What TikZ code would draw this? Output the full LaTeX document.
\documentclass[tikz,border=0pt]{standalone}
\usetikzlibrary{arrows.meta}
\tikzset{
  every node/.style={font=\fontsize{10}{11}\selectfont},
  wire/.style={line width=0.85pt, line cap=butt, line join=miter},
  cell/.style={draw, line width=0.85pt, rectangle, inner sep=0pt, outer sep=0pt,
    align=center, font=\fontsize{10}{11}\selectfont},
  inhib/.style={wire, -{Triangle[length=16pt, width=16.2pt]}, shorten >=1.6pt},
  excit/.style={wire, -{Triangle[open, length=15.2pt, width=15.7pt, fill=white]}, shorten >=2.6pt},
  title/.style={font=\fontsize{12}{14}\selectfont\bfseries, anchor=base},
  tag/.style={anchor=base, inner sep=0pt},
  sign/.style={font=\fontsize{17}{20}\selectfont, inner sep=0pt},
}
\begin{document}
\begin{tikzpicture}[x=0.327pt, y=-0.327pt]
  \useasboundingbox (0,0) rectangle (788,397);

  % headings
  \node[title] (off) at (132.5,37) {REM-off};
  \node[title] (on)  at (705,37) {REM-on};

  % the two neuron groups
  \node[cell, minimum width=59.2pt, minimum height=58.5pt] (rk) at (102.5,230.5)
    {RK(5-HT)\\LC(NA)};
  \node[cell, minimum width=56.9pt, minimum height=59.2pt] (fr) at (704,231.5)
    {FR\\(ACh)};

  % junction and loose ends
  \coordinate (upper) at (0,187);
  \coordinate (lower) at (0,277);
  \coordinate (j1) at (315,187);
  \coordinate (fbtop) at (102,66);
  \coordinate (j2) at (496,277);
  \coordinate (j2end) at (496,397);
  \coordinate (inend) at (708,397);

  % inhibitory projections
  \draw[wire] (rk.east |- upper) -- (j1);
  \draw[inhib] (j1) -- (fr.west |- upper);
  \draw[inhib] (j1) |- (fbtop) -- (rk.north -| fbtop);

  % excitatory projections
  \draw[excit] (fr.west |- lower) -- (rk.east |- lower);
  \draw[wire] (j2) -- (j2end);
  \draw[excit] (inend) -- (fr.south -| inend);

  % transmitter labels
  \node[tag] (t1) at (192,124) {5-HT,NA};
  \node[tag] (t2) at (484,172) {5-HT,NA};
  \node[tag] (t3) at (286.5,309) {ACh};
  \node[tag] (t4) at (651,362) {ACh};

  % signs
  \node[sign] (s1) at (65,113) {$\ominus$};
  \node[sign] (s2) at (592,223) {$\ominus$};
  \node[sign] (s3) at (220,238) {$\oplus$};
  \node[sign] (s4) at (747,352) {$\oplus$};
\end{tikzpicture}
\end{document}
---
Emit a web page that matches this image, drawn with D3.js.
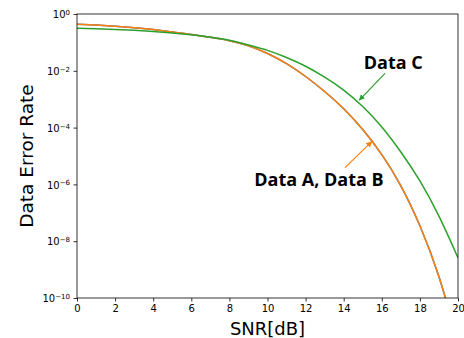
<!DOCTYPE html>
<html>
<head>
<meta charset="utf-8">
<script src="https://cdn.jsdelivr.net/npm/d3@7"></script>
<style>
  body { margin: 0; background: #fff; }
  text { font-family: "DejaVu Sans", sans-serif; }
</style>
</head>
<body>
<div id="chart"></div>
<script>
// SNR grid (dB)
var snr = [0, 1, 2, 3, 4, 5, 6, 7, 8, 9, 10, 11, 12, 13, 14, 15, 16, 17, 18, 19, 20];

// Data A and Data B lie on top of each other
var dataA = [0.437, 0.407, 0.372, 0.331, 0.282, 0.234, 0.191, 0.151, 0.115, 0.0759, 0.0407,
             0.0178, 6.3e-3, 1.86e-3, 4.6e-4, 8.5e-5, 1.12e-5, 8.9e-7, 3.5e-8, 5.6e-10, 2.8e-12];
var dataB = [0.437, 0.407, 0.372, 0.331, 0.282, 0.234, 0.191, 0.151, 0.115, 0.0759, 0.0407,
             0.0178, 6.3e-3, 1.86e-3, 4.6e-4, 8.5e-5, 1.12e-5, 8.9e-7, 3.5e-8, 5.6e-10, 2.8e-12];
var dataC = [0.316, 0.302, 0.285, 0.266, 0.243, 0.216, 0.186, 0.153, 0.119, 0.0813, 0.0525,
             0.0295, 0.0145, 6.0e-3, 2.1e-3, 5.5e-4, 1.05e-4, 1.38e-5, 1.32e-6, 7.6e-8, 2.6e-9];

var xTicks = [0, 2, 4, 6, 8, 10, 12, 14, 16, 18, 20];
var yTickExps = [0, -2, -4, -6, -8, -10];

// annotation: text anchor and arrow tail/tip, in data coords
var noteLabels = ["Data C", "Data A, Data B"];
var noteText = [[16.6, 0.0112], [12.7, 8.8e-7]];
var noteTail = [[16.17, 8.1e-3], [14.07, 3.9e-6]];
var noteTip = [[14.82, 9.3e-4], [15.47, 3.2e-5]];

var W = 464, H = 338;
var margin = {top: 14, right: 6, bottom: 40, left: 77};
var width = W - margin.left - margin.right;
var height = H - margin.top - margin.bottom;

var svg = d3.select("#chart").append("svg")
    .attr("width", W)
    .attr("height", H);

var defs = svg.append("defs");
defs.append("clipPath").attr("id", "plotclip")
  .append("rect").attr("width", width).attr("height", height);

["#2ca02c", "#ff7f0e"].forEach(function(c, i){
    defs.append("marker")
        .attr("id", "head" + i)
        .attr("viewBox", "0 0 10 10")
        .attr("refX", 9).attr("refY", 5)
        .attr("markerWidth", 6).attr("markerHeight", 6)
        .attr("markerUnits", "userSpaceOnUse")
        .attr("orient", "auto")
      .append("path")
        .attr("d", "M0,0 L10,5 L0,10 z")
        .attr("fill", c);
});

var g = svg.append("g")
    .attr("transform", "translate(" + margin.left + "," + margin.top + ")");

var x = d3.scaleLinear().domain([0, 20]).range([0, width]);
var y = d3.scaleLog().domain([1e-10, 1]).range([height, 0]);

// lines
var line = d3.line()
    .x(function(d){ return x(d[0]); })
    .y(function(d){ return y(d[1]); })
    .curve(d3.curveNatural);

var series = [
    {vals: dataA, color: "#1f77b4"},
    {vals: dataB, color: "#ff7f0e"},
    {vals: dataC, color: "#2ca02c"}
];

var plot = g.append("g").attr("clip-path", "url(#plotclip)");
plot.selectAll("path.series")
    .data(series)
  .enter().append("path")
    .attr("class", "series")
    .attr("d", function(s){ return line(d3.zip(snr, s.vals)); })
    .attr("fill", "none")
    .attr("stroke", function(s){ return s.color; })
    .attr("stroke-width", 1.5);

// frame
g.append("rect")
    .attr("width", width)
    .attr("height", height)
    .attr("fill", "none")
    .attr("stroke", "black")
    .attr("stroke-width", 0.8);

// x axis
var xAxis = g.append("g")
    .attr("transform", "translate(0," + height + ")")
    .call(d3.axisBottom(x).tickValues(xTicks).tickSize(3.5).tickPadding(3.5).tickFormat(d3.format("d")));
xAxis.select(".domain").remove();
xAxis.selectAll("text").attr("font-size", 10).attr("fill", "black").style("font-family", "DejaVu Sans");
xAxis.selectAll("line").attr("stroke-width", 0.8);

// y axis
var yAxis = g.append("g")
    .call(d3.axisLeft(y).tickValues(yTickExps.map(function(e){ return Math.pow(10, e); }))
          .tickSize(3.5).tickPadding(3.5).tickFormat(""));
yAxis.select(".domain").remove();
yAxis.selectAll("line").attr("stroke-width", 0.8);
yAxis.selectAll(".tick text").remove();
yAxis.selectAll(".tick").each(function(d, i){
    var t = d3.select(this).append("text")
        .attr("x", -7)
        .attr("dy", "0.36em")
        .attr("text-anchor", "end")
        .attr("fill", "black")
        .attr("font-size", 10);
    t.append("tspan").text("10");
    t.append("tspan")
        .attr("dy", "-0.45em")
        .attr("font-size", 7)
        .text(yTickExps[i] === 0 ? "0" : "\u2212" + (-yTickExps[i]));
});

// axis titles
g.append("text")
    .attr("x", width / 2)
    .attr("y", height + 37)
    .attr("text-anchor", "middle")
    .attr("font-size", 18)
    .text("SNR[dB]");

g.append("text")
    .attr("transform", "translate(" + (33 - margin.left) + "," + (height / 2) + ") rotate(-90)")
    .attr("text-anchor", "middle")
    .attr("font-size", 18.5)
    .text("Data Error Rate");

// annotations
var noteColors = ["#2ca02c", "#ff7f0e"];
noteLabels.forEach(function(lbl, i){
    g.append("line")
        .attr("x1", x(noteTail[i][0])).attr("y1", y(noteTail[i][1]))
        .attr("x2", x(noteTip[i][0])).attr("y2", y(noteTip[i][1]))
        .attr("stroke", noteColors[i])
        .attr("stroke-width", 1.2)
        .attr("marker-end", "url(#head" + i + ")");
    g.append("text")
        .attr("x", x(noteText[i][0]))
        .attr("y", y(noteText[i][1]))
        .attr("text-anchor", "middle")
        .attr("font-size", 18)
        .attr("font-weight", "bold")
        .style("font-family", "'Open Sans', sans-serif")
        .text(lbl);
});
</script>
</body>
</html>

*Required task*
Above are some entries; copy exactly the lines from the line with "Emit a web page" through the line with "18, 19, 20];", both included, but none of the pictures.

*Complete output*
Emit a web page that matches this image, drawn with D3.js.
<!DOCTYPE html>
<html>
<head>
<meta charset="utf-8">
<script src="https://cdn.jsdelivr.net/npm/d3@7"></script>
<style>
  body { margin: 0; background: #fff; }
  text { font-family: "DejaVu Sans", sans-serif; }
</style>
</head>
<body>
<div id="chart"></div>
<script>
// SNR grid (dB)
var snr = [0, 1, 2, 3, 4, 5, 6, 7, 8, 9, 10, 11, 12, 13, 14, 15, 16, 17, 18, 19, 20];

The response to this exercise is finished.